Клаус и Нани расскажут тебе, какой красивый Париж; я же буду рад присутствовать рядом, когда ты увидишь это своими глазами.
Ответь мне побыстрее. Обнимаю тебя,
Пауль.
Большой привет Клаусу и Нани.
…госпожа д-р Розенберг… – Гертруда Розенберг – жена Шарля Розенберга, поверенного и исполнителя завещания немецко-французского поэта Ивана Голля[10] (1891–1950). Целан не мог сам выслать приглашение, поскольку еще не имел французского гражданства.
…письменного сообщения Нани… – Нани Майер писала Целану (1.09.1950) о том, что Бахман перенесла “длительный нервный срыв”, который “почти на целое лето загнал ее в постель”.
Париж, 14 или 15 октября 1950 года
Дорогая Ингеборг!
Уже половина пятого, мне пора к ученику. Это было наше первое рандеву в Париже, сердце мое стучит очень громко, а ты не пришла.
Я сегодня должен еще отработать два часа, ехать далеко, и вернусь не раньше, чем без четверти девять.
Ты можешь включить утюг в ту розетку, куда включена лампа; но будь осторожна и хорошенько прикрой дверь, чтобы в гостинице не заметили, что ты гладишь. Можешь также заняться письмами. Ждать письма тяжело.
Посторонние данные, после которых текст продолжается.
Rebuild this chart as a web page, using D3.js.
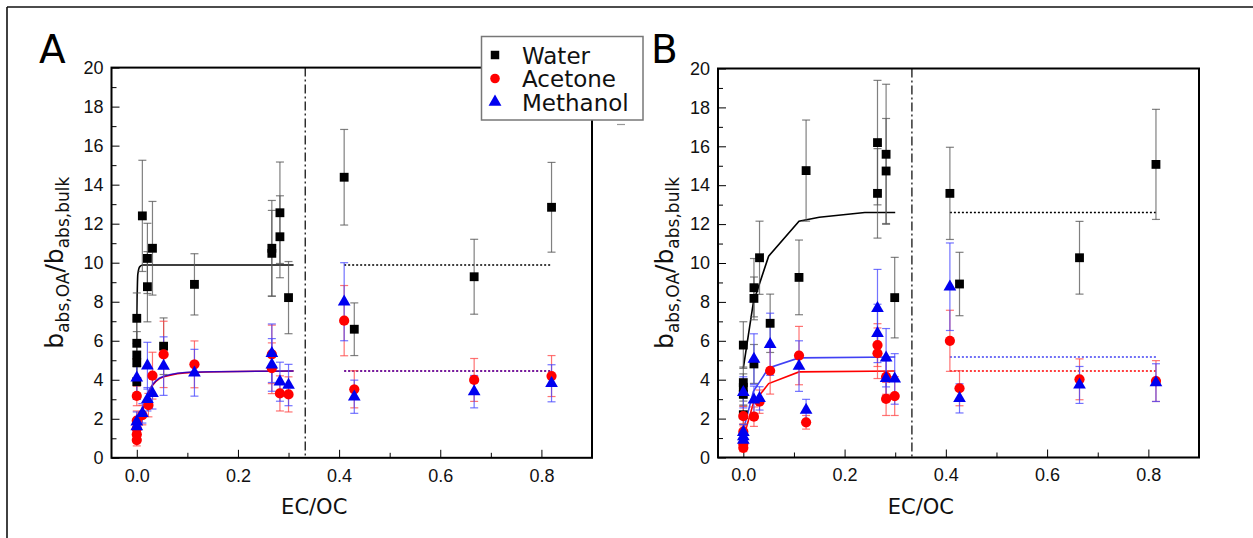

И подумай немного о том, какая тень коснулась меня, когда я с тобой заговорил.
Пауль.
…мне пора к ученику. – Целан в это время подрабатывал, давая частные уроки немецкого и французского языков.
Вена, 4 июля 1951 года
Пауль, любимый!
Сегодня вечером Клаус едет в Париж; передам с ним это письмо и еще несколько писем, написанных давно или не так давно. Даже если у тебя не найдется времени написать мне, я надеюсь скоро узнать через Клауса, как ты поживаешь.
Пожалуйста, обдумай все как следует, по поводу своих стихов; я считаю, что не было бы неправильно дать делу толчок с помощью Юнгера и Додерера.
Главное, не сердись на меня, что я самые важные письма всегда писала на машинке. Я настолько привыкла – более чем привыкла – печатать, что больше не могу выводить чернилами по бумаге слова, которые идут от сердца.
Сегодня я была в Institut Français; там узнала, что, вероятно, смогу поехать в Париж уже в следующем летнем семестре (в феврале или марте 1952-го). Клауса я очень полюбила: в последнее время мы часто виделись и разговаривали, и было бы прекрасно, если бы мы, все четверо, не теряли друг друга из виду.
С любовью,
твоя
Ингеборг.
Вена, 4 июля 1951 года
…с помощью Юнгера и Додерера. – Речь идет о возможном издании сборника Пауля Целана “Песок из урн”. По совету Клауса Демуса Целан 11.06.1951 обратился в письме к немецкому писателю Эрнсту Юнгеру (1895–1998) с просьбой поддержать публикацию этого сборника в Германии. К Хаймито фон Додереру (1896–1966), австрийскому писателю, Целан обращаться не стал.
Вена, 27 июня 1951 года
Дорогой, дорогой Пауль!
Через несколько дней Клаус едет в Париж; он захватит с собой много писем, которые я тебе написала, писем правильных и неправильных, мне не хватало духа отправлять их по почте. Он лучше сможет рассказать о самом важном из того, что здесь происходит, немножко расскажет и о другом, гораздо более важном, – о чем сказать трудно или вообще невозможно.
Не знаю, стоит ли мне все же попытаться сказать это.
Я очень, очень тоскую по тебе, порой я почти больна от этого и хочу только одного – вновь повидать тебя, повидать где угодно, только не когда угодно, а как можно скорее. Но когда я пытаюсь представить себе, как и что ты мне на это ответишь, все тонет во мраке, вновь всплывают старые недоразумения, которые я так хотела бы отмести.
Помнишь ли ты еще, что мы все же, вопреки всему, были очень счастливы вместе, даже в самые худшие часы, когда мы были худшими врагами себе?